The Go version follows the same logic as the Python implementation.

One important difference is integer handling. Since intermediate factorial values become very large, the implementation uses int64 throughout all modular arithmetic operations.

Go does not provide built in modular exponentiation, so the solution includes a custom fast exponentiation function for computing modular inverses.

Slices are used for factorial arrays and frequency counting, mirroring Python lists closely.

Worked Examples

Example 1

s = "cba"

All distinct permutations in sorted order:

abc
acb
bac
bca
cab
cba

"cba" is the 6th permutation, so there are 5 smaller permutations.

Step-by-step trace

Position Current Char Smaller Choices Added Permutations Running Total
0 c a, b 2 + 2 4
1 b a 1 5
2 a none 0 5

Final answer:

5

Example 2

s = "aabaa"

Initial frequencies

Character Count
a 4
b 1

Processing

Position 0

Current character is 'a'.

No smaller characters exist.

Answer remains 0.

Position 1

Current character is 'a'.

No smaller characters exist.

Answer remains 0.

Position 2

Current character is 'b'.

Smaller available character:

a

If we place 'a' here, remaining letters are:

aab

Distinct permutations:

$\frac{3!}{2!}=3$

Add 3.

Running total becomes 3.

But note that after accounting for duplicates correctly across positions, only 2 distinct operations remain before sorted order.

Final answer:

2

Complexity Analysis

Measure Complexity Explanation
Time O(n * 26) For each position, we iterate through at most 26 characters
Space O(n) Factorial and inverse factorial arrays

The dominant work comes from processing every string position and trying all smaller characters. Since the alphabet size is fixed at 26, this behaves effectively like linear time relative to the string length.

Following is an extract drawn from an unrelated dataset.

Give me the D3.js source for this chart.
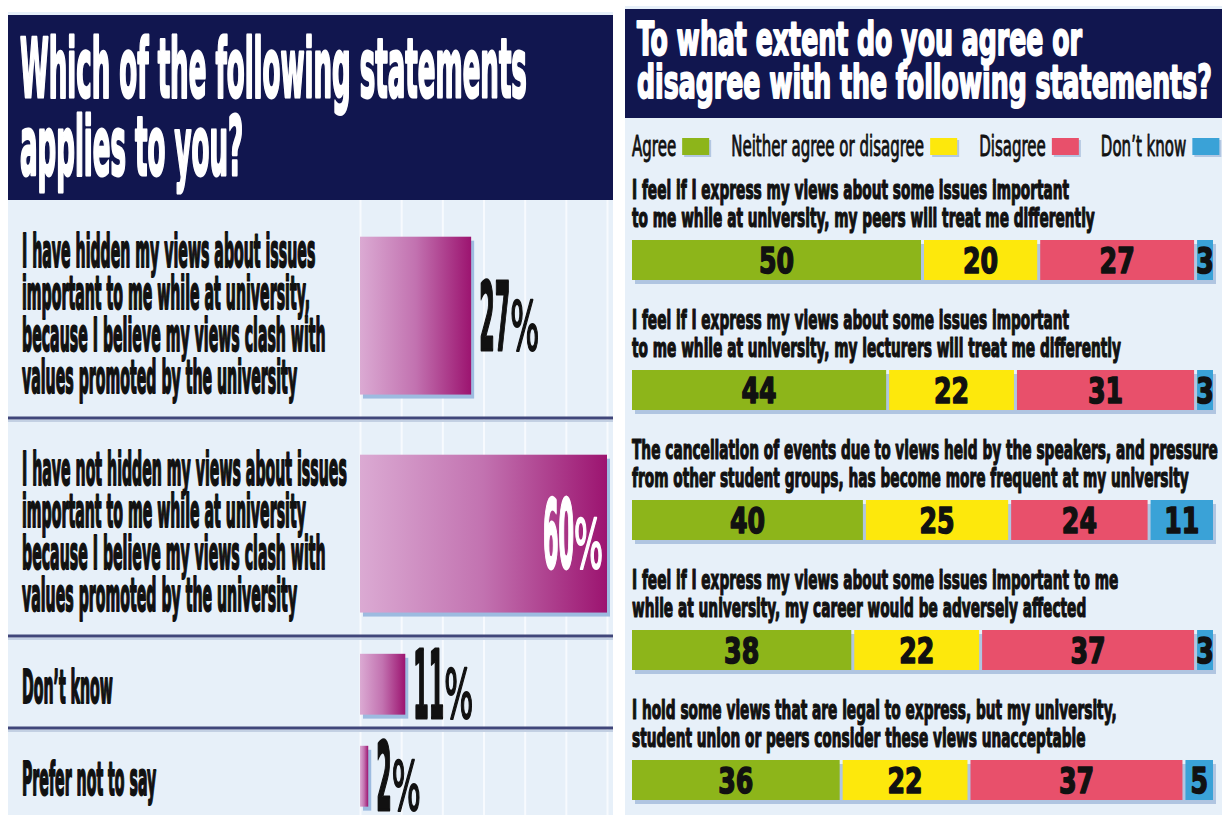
<!DOCTYPE html>
<html><head><meta charset="utf-8">
<script src="https://cdn.jsdelivr.net/npm/d3@7"></script>
<style>html,body{margin:0;padding:0;background:#fff;} svg{display:block}</style>
</head><body>
<svg id="chart" width="1227" height="815"></svg>
<script>
// ---------------- DATA ----------------
const leftTitle = ["Which of the following statements", "applies to you?"];
const leftCategories = [
  ["I have hidden my views about issues", "important to me while at university,", "because I believe my views clash with", "values promoted by the university"],
  ["I have not hidden my views about issues", "important to me while at university", "because I believe my views clash with", "values promoted by the university"],
  ["Don\u2019t know"],
  ["Prefer not to say"]
];
const leftValues = [27, 60, 11, 2];
const leftTicks = [0, 10, 20, 30, 40, 50, 60];

const rightTitle = ["To what extent do you agree or", "disagree with the following statements?"];
const seriesNames = ["Agree", "Neither agree or disagree", "Disagree", "Don\u2019t know"];
const rightStatements = [
  ["I feel if I express my views about some issues important", "to me while at university, my peers will treat me differently"],
  ["I feel if I express my views about some issues important", "to me while at university, my lecturers will treat me differently"],
  ["The cancellation of events due to views held by the speakers, and pressure", "from other student groups, has become more frequent at my university"],
  ["I feel if I express my views about some issues important to me", "while at university, my career would be adversely affected"],
  ["I hold some views that are legal to express, but my university,", "student union or peers consider these views unacceptable"]
];
const agreeValues    = [50, 44, 40, 38, 36];
const neitherValues  = [20, 22, 25, 22, 22];
const disagreeValues = [27, 31, 24, 37, 37];
const dontKnowValues = [3, 3, 11, 3, 5];

// ---------------- STYLE ----------------
const NAVY = "#11164f";
const PANEL = "#e7f0f9";
const seriesColors = ["#8db51a", "#fde80c", "#e8506b", "#3aa2d7"];
const FONT = "'Liberation Sans Narrow','Arial Narrow','DejaVu Sans Condensed','Liberation Sans',sans-serif";

const svg = d3.select("#chart");

function measure(text, size, weight) {
  const t = svg.append("text").attr("font-family", FONT).attr("font-size", size)
    .attr("font-weight", weight).text(text);
  const w = t.node().getComputedTextLength();
  t.remove();
  return w;
}
function fit(text, size, weight, target) { return target / measure(text, size, weight); }
function squeezed(parent, text, x, y, o) {
  const g = parent.append("g").attr("transform", `translate(${x},${y}) scale(${o.sx},1)`);
  const t = g.append("text").attr("x", 0).attr("y", 0).text(text)
    .attr("font-family", FONT).attr("font-size", o.size)
    .attr("font-weight", o.weight || "bold").attr("fill", o.fill || "#111")
    .attr("text-anchor", o.anchor || "start");
  if (o.stroke) t.attr("stroke", o.fill || "#111").attr("stroke-width", o.stroke).attr("stroke-linejoin", "round");
  return g;
}

// defs
const defs = svg.append("defs");
const grad = defs.append("linearGradient").attr("id", "barGrad").attr("x1", "0").attr("x2", "1").attr("y1", "0").attr("y2", "0");
grad.append("stop").attr("offset", "0").attr("stop-color", "#dbaad3");
grad.append("stop").attr("offset", "0.5").attr("stop-color", "#c272b0");
grad.append("stop").attr("offset", "1").attr("stop-color", "#9c1470");

// ---------------- PANELS ----------------
svg.append("rect").attr("x", 8).attr("y", 12).attr("width", 605).attr("height", 803).attr("fill", PANEL);
svg.append("rect").attr("x", 625).attr("y", 6).attr("width", 597).attr("height", 809).attr("fill", PANEL);

// ---------------- LEFT CHART ----------------
const left = svg.append("g");
const xL = d3.scaleLinear().domain([0, 60]).range([360, 607]);
const LEFT_TOP = 200, LINE_H = 42, ROW_PAD = 50;

// grid (axis ticks)
const grid = left.append("g").attr("transform", `translate(0,${LEFT_TOP})`)
  .call(d3.axisBottom(xL).tickValues(leftTicks).tickSize(620).tickFormat(""));
grid.select(".domain").remove();
grid.selectAll(".tick line").attr("stroke", "#f7fafe").attr("stroke-width", 2);

// header
left.append("rect").attr("x", 8).attr("y", 15).attr("width", 605).attr("height", 185).attr("fill", NAVY);
const tSx = fit(leftTitle[0], 82, "bold", 507);
leftTitle.forEach((l, i) => squeezed(left, l, 20, 97 + i * 78, { size: 82, sx: tSx, fill: "#fff", stroke: 3 }));

// rows
let acc = LEFT_TOP;
const leftRows = leftCategories.map((lines, i) => {
  const h = lines.length * LINE_H + ROW_PAD;
  const r = { top: acc, h, lines, value: leftValues[i] };
  acc += h;
  return r;
});
const LAB_SIZE = 46;
const labSx = fit(leftCategories[1][0], LAB_SIZE, "bold", 325);
const numSx = fit("27", 94, "bold", 31);
const pctSx = fit("%", 68, "normal", 29);

leftRows.forEach((r, i) => {
  // separator
  if (i < leftRows.length - 1) {
    const yy = r.top + r.h;
    left.append("line").attr("x1", 8).attr("x2", 613).attr("y1", yy + 3).attr("y2", yy + 3)
      .attr("stroke", "#c3d0e3").attr("stroke-width", 2);
    left.append("line").attr("x1", 8).attr("x2", 613).attr("y1", yy).attr("y2", yy)
      .attr("stroke", "#40467a").attr("stroke-width", 3);
  }
  // label
  const center = r.top + r.h / 2 + 4;
  const first = center - (r.lines.length - 1) * LINE_H / 2 + 17;
  r.lines.forEach((l, j) => squeezed(left, l, 22, first + j * LINE_H, { size: LAB_SIZE, sx: labSx, stroke: 2 }));
  // bar
  const y0 = r.top + 0.15 * r.h + 4;
  const y1 = r.top + r.h - 0.08 * r.h - 6;
  const bw = xL(r.value) - xL(0);
  left.append("rect").attr("x", xL(0) + 3).attr("y", y0 + 4).attr("width", bw).attr("height", y1 - y0)
    .attr("fill", "#9dbbe0");
  left.append("rect").attr("x", xL(0)).attr("y", y0).attr("width", bw).attr("height", y1 - y0)
    .attr("fill", "url(#barGrad)");
  // value label
  const bc = (y0 + y1) / 2;
  const base = Math.min(bc + 34, 811);
  const nW = measure(String(r.value), 94, "bold") * numSx;
  const pW = measure("%", 68, "normal") * pctSx;
  let startX = xL(r.value) + 8, col = "#111";
  if (startX + nW + pW > 613) { startX = xL(r.value) - 4 - nW - pW; col = "#fff"; }
  squeezed(left, String(r.value), startX, base, { size: 94, sx: numSx, fill: col, stroke: 3 });
  squeezed(left, "%", startX + nW, base, { size: 68, sx: pctSx, weight: "normal", fill: col, stroke: 2 });
});

// ---------------- RIGHT CHART ----------------
const right = svg.append("g");
right.append("rect").attr("x", 625).attr("y", 9).attr("width", 597).attr("height", 109).attr("fill", NAVY);
const rtSx = fit(rightTitle[1], 47, "bold", 575);
rightTitle.forEach((l, i) => squeezed(right, l, 637, 55 + i * 43, { size: 47, sx: rtSx, fill: "#fff", stroke: 2 }));

// legend
const legSx = fit(seriesNames[1], 28, "normal", 193);
let lx = 632;
seriesNames.forEach((n, i) => {
  squeezed(right, n, lx, 156, { size: 28, sx: legSx, weight: "normal", stroke: 0.9 });
  const w = measure(n, 28, "normal") * legSx;
  const sx = lx + w + 6;
  right.append("rect").attr("x", sx + 2).attr("y", 140).attr("width", 27).attr("height", 17).attr("fill", "#b3c7e2");
  right.append("rect").attr("x", sx).attr("y", 138).attr("width", 27).attr("height", 17).attr("fill", seriesColors[i]);
  lx = sx + 27 + 22;
});

const xR = d3.scaleLinear().domain([0, 100]).range([632, 1213]);
const yR = d3.scaleBand().domain(d3.range(rightStatements.length)).range([170, 820]);
const BAR_OFF = 70, BAR_H = 40;
const stSx = fit(rightStatements[2][0], 26, "bold", 586);
const keys = ["agree", "neither", "disagree", "dk"];
const rowsR = rightStatements.map((s, i) => ({
  agree: agreeValues[i], neither: neitherValues[i], disagree: disagreeValues[i], dk: dontKnowValues[i]
}));
const stacked = d3.stack().keys(keys)(rowsR);
const vSx = 0.8;

rightStatements.forEach((lines, i) => {
  const top = yR(i) + BAR_OFF;
  lines.forEach((l, j) => squeezed(right, l, 632, top - 41 + j * 28, { size: 26, sx: stSx, stroke: 1.2 }));
  right.append("rect").attr("x", xR(0) + 3).attr("y", top + 4).attr("width", xR(100) - xR(0)).attr("height", BAR_H)
    .attr("fill", "#b0c5e1");
});
stacked.forEach((layer, k) => {
  layer.forEach((d, i) => {
    const top = yR(i) + BAR_OFF;
    const x0 = xR(d[0]) + (k > 0 ? 1.5 : 0);
    const x1 = xR(d[1]) - (k < keys.length - 1 ? 1.5 : 0);
    right.append("rect").attr("x", x0).attr("y", top).attr("width", x1 - x0).attr("height", BAR_H)
      .attr("fill", seriesColors[k]);
    squeezed(right, String(d[1] - d[0]), (x0 + x1) / 2, top + BAR_H / 2 + 12.5,
      { size: 35, sx: vSx, anchor: "middle", stroke: 1.5 });
  });
});
</script>
</body></html>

The factorial and inverse factorial arrays each require O(n) memory.

Test Cases

sol = Solution()

assert sol.makeStringSorted("cba") == 5  # Example case
assert sol.makeStringSorted("aabaa") == 2  # Duplicate characters
assert sol.makeStringSorted("abc") == 0  # Already sorted
assert sol.makeStringSorted("aaaa") == 0  # All identical characters
assert sol.makeStringSorted("bac") == 2  # Two smaller permutations
assert sol.makeStringSorted("bca") == 3  # Middle lexicographical rank
assert sol.makeStringSorted("dcba") == 23  # Reverse sorted 4 chars
assert sol.makeStringSorted("a") == 0  # Single character
assert sol.makeStringSorted("abca") == 3  # Duplicates with mixed order
assert sol.makeStringSorted("zzzz") == 0  # Same maximum characters
Test Why
"cba" Validates full reverse ordering
"aabaa" Validates duplicate handling
"abc" Already sorted case
"aaaa" All identical characters
"bac" Small nontrivial ordering
"bca" Intermediate rank
"dcba" Maximum permutations for 4 unique chars
"a" Minimum input size
"abca" Mixed duplicates and ordering
"zzzz" Identical highest letters

Edge Cases

Already Sorted String

A string like "abc" is already the smallest possible permutation. There are no lexicographically smaller permutations, so the answer must be 0.

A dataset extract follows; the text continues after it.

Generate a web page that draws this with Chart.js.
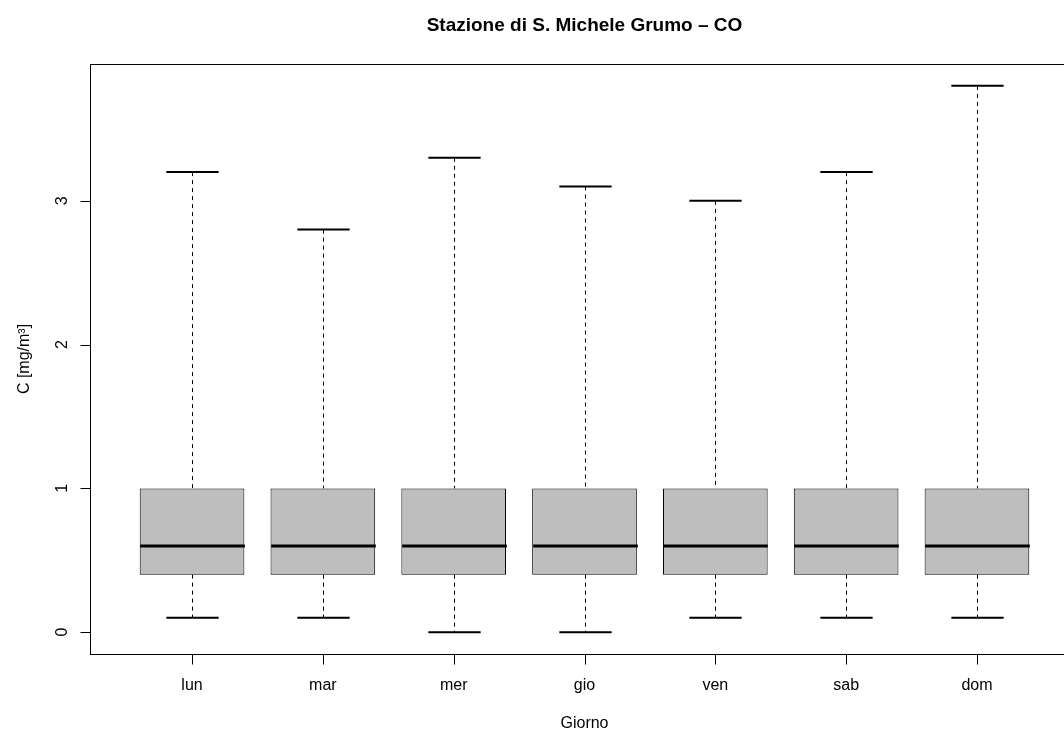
<!DOCTYPE html>
<html>
<head>
<meta charset="utf-8">
<script src="https://cdn.jsdelivr.net/npm/chart.js@4/dist/chart.umd.min.js"></script>
<style>
html, body { margin: 0; padding: 0; overflow: hidden; background: #fff; }
canvas { display: block; }
</style>
</head>
<body>
<canvas id="c" width="1120" height="731"></canvas>
<script>
const giorni = ['lun', 'mar', 'mer', 'gio', 'ven', 'sab', 'dom'];
const baffoInf = [0.1, 0.1, 0.0, 0.0, 0.1, 0.1, 0.1];
const q1 = [0.4, 0.4, 0.4, 0.4, 0.4, 0.4, 0.4];
const mediana = [0.6, 0.6, 0.6, 0.6, 0.6, 0.6, 0.6];
const q3 = [1.0, 1.0, 1.0, 1.0, 1.0, 1.0, 1.0];
const baffoSup = [3.2, 2.8, 3.3, 3.1, 3.0, 3.2, 3.8];
const yTicks = [0, 1, 2, 3];

const titolo = 'Stazione di S. Michele Grumo \u2013 CO';
const xTitolo = 'Giorno';
const yTitolo = 'C [mg/m\u00b3]';
const FONT = "'Liberation Sans', Arial, Helvetica, sans-serif";

const W = 1120, H = 731;

// caselle: floating bar q1..q3
const boxData = giorni.map((g, i) => ({ x: i + 1, y: [q1[i], q3[i]] }));

const boxplotPlugin = {
    id: 'boxplot',
    afterDatasetsDraw(chart) {
        const ctx = chart.ctx;
        const xs = chart.scales.x, ys = chart.scales.y;
        const meta = chart.getDatasetMeta(0);
        ctx.save();
        ctx.strokeStyle = '#000';
        giorni.forEach((g, i) => {
            const bar = meta.data[i];
            const half = bar.width / 2;
            const xc = Math.round(xs.getPixelForValue(i + 1)) + 0.5;
            const yHi = ys.getPixelForValue(baffoSup[i]);
            const yLo = ys.getPixelForValue(baffoInf[i]);
            const yQ1 = ys.getPixelForValue(q1[i]);
            const yQ3 = ys.getPixelForValue(q3[i]);
            const yMed = ys.getPixelForValue(mediana[i]);

            // baffi tratteggiati
            ctx.lineWidth = 1;
            ctx.setLineDash([4, 4]);
            ctx.beginPath();
            ctx.moveTo(xc, yHi);
            ctx.lineTo(xc, yQ3);
            ctx.moveTo(xc, yQ1);
            ctx.lineTo(xc, yLo);
            ctx.stroke();
            ctx.setLineDash([]);

            // stanghette
            ctx.lineWidth = 2;
            ctx.beginPath();
            ctx.moveTo(xc - half / 2, yHi);
            ctx.lineTo(xc + half / 2, yHi);
            ctx.moveTo(xc - half / 2, yLo);
            ctx.lineTo(xc + half / 2, yLo);
            ctx.stroke();

            // mediana
            ctx.lineWidth = 3;
            ctx.beginPath();
            ctx.moveTo(xc - half, yMed);
            ctx.lineTo(xc + half, yMed);
            ctx.stroke();
        });
        ctx.restore();
    },
    afterDraw(chart) {
        const ctx = chart.ctx;
        const a = chart.chartArea;
        const xs = chart.scales.x, ys = chart.scales.y;
        ctx.save();
        ctx.strokeStyle = '#000';
        ctx.lineWidth = 1;

        // cornice
        ctx.strokeRect(Math.round(a.left) + 0.5, Math.round(a.top) + 0.5,
            Math.round(a.right - a.left), Math.round(a.bottom - a.top));

        ctx.fillStyle = '#000';
        ctx.font = '16px ' + FONT;

        // asse y
        const xAx = Math.round(a.left) + 0.5;
        ctx.beginPath();
        ctx.moveTo(xAx, Math.round(ys.getPixelForValue(yTicks[0])) + 0.5);
        ctx.lineTo(xAx, Math.round(ys.getPixelForValue(yTicks[yTicks.length - 1])) + 0.5);
        yTicks.forEach(t => {
            const y = Math.round(ys.getPixelForValue(t)) + 0.5;
            ctx.moveTo(xAx, y);
            ctx.lineTo(xAx - 10, y);
        });
        ctx.stroke();
        ctx.textAlign = 'center';
        ctx.textBaseline = 'alphabetic';
        yTicks.forEach(t => {
            const y = ys.getPixelForValue(t);
            ctx.save();
            ctx.translate(67, y);
            ctx.rotate(-Math.PI / 2);
            ctx.fillText(String(t), 0, 0);
            ctx.restore();
        });

        // asse x
        const yAx = Math.round(a.bottom) + 0.5;
        ctx.beginPath();
        ctx.moveTo(Math.round(xs.getPixelForValue(1)) + 0.5, yAx);
        ctx.lineTo(Math.round(xs.getPixelForValue(giorni.length)) + 0.5, yAx);
        giorni.forEach((g, i) => {
            const x = Math.round(xs.getPixelForValue(i + 1)) + 0.5;
            ctx.moveTo(x, yAx);
            ctx.lineTo(x, yAx + 10);
        });
        ctx.stroke();
        giorni.forEach((g, i) => {
            ctx.fillText(g, xs.getPixelForValue(i + 1), 690);
        });

        // titoli assi
        ctx.fillText(xTitolo, (a.left + a.right) / 2, 728);
        ctx.save();
        ctx.translate(28.5, (a.top + a.bottom) / 2);
        ctx.rotate(-Math.PI / 2);
        ctx.fillText(yTitolo, 0, 0);
        ctx.restore();

        // titolo
        ctx.font = 'bold 19px ' + FONT;
        ctx.fillText(titolo, (a.left + a.right) / 2, 31);
        ctx.restore();
    }
};

new Chart(document.getElementById('c'), {
    type: 'bar',
    data: {
        datasets: [{
            data: boxData,
            backgroundColor: '#bebebe',
            borderColor: '#000',
            borderWidth: 1,
            borderSkipped: false,
            categoryPercentage: 1,
            barPercentage: 0.8
        }]
    },
    options: {
        responsive: false,
        animation: false,
        devicePixelRatio: 1,
        layout: { padding: { left: 90, top: 64, right: W - 1079, bottom: H - 654 } },
        scales: {
            x: {
                type: 'linear', min: 0.22, max: 7.78, offset: false, display: false,
                afterBuildTicks: s => { s.ticks = giorni.map((g, i) => ({ value: i + 1 })); }
            },
            y: { min: -0.152, max: 3.952, display: false }
        },
        plugins: {
            legend: { display: false },
            tooltip: { enabled: false },
            title: { display: false }
        }
    },
    plugins: [boxplotPlugin]
});
</script>
</body>
</html>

A buggy implementation might still attempt swaps or count invalid permutations. This implementation correctly finds no smaller characters at any position, so the accumulated answer remains zero.

All Characters Identical

Consider "aaaa".

Even though there are multiple positions, all permutations are identical. A naive factorial computation without duplicate correction would incorrectly count multiple arrangements.

The implementation avoids this by dividing by factorials of repeated character counts using inverse factorials.

Large Inputs With Heavy Duplication

A string of length 3000 containing many repeated characters stresses both performance and combinatorial correctness.

Direct permutation generation is impossible. This solution remains efficient because:

  • The alphabet size is fixed at 26.
  • Factorials are precomputed once.
  • Each position performs only bounded work.

Modulo arithmetic prevents overflow while keeping computations mathematically correct.